AVAILABLE DATA:
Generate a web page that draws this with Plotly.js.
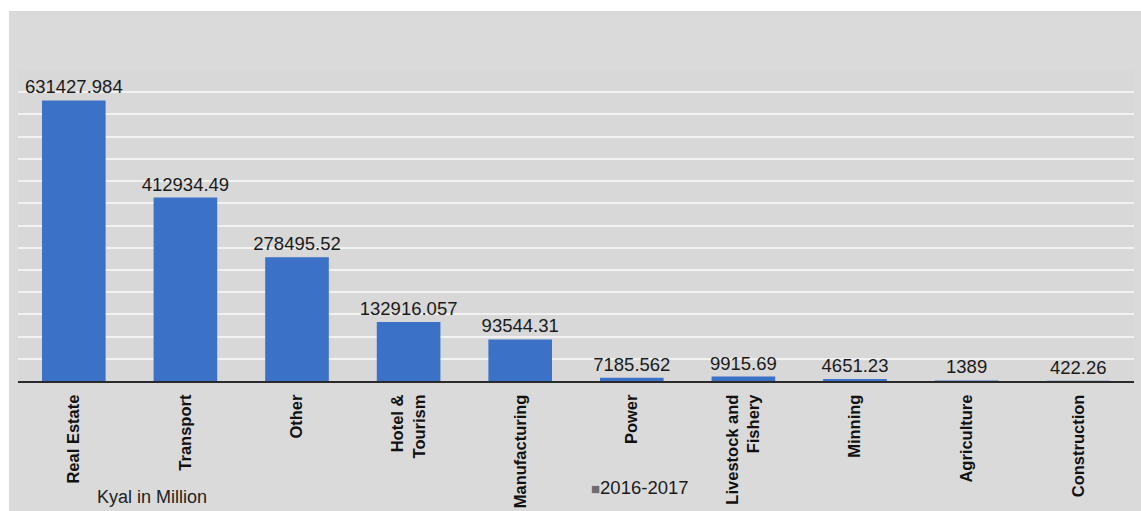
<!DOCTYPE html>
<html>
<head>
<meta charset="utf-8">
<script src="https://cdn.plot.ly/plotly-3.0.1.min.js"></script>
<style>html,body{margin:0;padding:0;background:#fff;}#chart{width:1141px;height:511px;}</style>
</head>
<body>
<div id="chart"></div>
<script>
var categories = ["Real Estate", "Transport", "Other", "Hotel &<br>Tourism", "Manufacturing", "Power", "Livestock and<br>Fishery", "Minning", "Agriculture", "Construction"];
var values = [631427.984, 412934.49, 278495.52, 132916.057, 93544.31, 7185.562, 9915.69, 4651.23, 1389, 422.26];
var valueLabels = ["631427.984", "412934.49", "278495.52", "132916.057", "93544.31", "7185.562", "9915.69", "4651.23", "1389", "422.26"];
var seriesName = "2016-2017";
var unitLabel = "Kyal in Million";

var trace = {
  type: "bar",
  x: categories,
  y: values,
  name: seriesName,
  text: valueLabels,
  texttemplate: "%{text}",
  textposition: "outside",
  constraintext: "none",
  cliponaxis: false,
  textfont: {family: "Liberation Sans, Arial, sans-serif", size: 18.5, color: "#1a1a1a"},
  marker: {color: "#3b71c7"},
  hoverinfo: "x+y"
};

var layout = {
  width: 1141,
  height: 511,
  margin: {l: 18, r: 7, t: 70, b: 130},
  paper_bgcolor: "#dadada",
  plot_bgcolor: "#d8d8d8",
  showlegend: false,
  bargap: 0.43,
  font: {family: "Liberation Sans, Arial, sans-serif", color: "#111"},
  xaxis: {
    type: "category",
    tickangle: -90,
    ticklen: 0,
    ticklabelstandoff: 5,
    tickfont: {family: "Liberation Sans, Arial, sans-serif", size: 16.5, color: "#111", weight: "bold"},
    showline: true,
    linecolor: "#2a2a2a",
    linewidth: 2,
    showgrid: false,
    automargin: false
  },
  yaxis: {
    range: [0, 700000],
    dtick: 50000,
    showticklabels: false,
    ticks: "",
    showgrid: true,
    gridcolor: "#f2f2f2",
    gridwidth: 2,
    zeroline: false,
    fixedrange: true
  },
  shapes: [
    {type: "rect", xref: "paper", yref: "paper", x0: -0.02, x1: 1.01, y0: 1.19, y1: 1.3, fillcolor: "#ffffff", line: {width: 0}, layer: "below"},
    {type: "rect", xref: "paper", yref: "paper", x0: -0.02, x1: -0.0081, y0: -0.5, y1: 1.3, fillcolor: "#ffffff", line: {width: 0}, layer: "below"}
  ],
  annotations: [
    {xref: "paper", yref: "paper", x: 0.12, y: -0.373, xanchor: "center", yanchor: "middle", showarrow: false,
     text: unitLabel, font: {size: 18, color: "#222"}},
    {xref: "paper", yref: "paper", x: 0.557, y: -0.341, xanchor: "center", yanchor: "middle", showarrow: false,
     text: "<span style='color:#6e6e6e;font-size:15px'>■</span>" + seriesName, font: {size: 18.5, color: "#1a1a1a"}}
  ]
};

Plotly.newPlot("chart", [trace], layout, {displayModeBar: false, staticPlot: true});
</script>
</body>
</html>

PROBLEM DESCRIPTION: Restate the full listing verbatim and drop every picture.

RESULT FOR THIS EXERCISE:
Generate a web page that draws this with Plotly.js.
<!DOCTYPE html>
<html>
<head>
<meta charset="utf-8">
<script src="https://cdn.plot.ly/plotly-3.0.1.min.js"></script>
<style>html,body{margin:0;padding:0;background:#fff;}#chart{width:1141px;height:511px;}</style>
</head>
<body>
<div id="chart"></div>
<script>
var categories = ["Real Estate", "Transport", "Other", "Hotel &<br>Tourism", "Manufacturing", "Power", "Livestock and<br>Fishery", "Minning", "Agriculture", "Construction"];
var values = [631427.984, 412934.49, 278495.52, 132916.057, 93544.31, 7185.562, 9915.69, 4651.23, 1389, 422.26];
var valueLabels = ["631427.984", "412934.49", "278495.52", "132916.057", "93544.31", "7185.562", "9915.69", "4651.23", "1389", "422.26"];
var seriesName = "2016-2017";
var unitLabel = "Kyal in Million";

var trace = {
  type: "bar",
  x: categories,
  y: values,
  name: seriesName,
  text: valueLabels,
  texttemplate: "%{text}",
  textposition: "outside",
  constraintext: "none",
  cliponaxis: false,
  textfont: {family: "Liberation Sans, Arial, sans-serif", size: 18.5, color: "#1a1a1a"},
  marker: {color: "#3b71c7"},
  hoverinfo: "x+y"
};

var layout = {
  width: 1141,
  height: 511,
  margin: {l: 18, r: 7, t: 70, b: 130},
  paper_bgcolor: "#dadada",
  plot_bgcolor: "#d8d8d8",
  showlegend: false,
  bargap: 0.43,
  font: {family: "Liberation Sans, Arial, sans-serif", color: "#111"},
  xaxis: {
    type: "category",
    tickangle: -90,
    ticklen: 0,
    ticklabelstandoff: 5,
    tickfont: {family: "Liberation Sans, Arial, sans-serif", size: 16.5, color: "#111", weight: "bold"},
    showline: true,
    linecolor: "#2a2a2a",
    linewidth: 2,
    showgrid: false,
    automargin: false
  },
  yaxis: {
    range: [0, 700000],
    dtick: 50000,
    showticklabels: false,
    ticks: "",
    showgrid: true,
    gridcolor: "#f2f2f2",
    gridwidth: 2,
    zeroline: false,
    fixedrange: true
  },
  shapes: [
    {type: "rect", xref: "paper", yref: "paper", x0: -0.02, x1: 1.01, y0: 1.19, y1: 1.3, fillcolor: "#ffffff", line: {width: 0}, layer: "below"},
    {type: "rect", xref: "paper", yref: "paper", x0: -0.02, x1: -0.0081, y0: -0.5, y1: 1.3, fillcolor: "#ffffff", line: {width: 0}, layer: "below"}
  ],
  annotations: [
    {xref: "paper", yref: "paper", x: 0.12, y: -0.373, xanchor: "center", yanchor: "middle", showarrow: false,
     text: unitLabel, font: {size: 18, color: "#222"}},
    {xref: "paper", yref: "paper", x: 0.557, y: -0.341, xanchor: "center", yanchor: "middle", showarrow: false,
     text: "<span style='color:#6e6e6e;font-size:15px'>■</span>" + seriesName, font: {size: 18.5, color: "#1a1a1a"}}
  ]
};

Plotly.newPlot("chart", [trace], layout, {displayModeBar: false, staticPlot: true});
</script>
</body>
</html>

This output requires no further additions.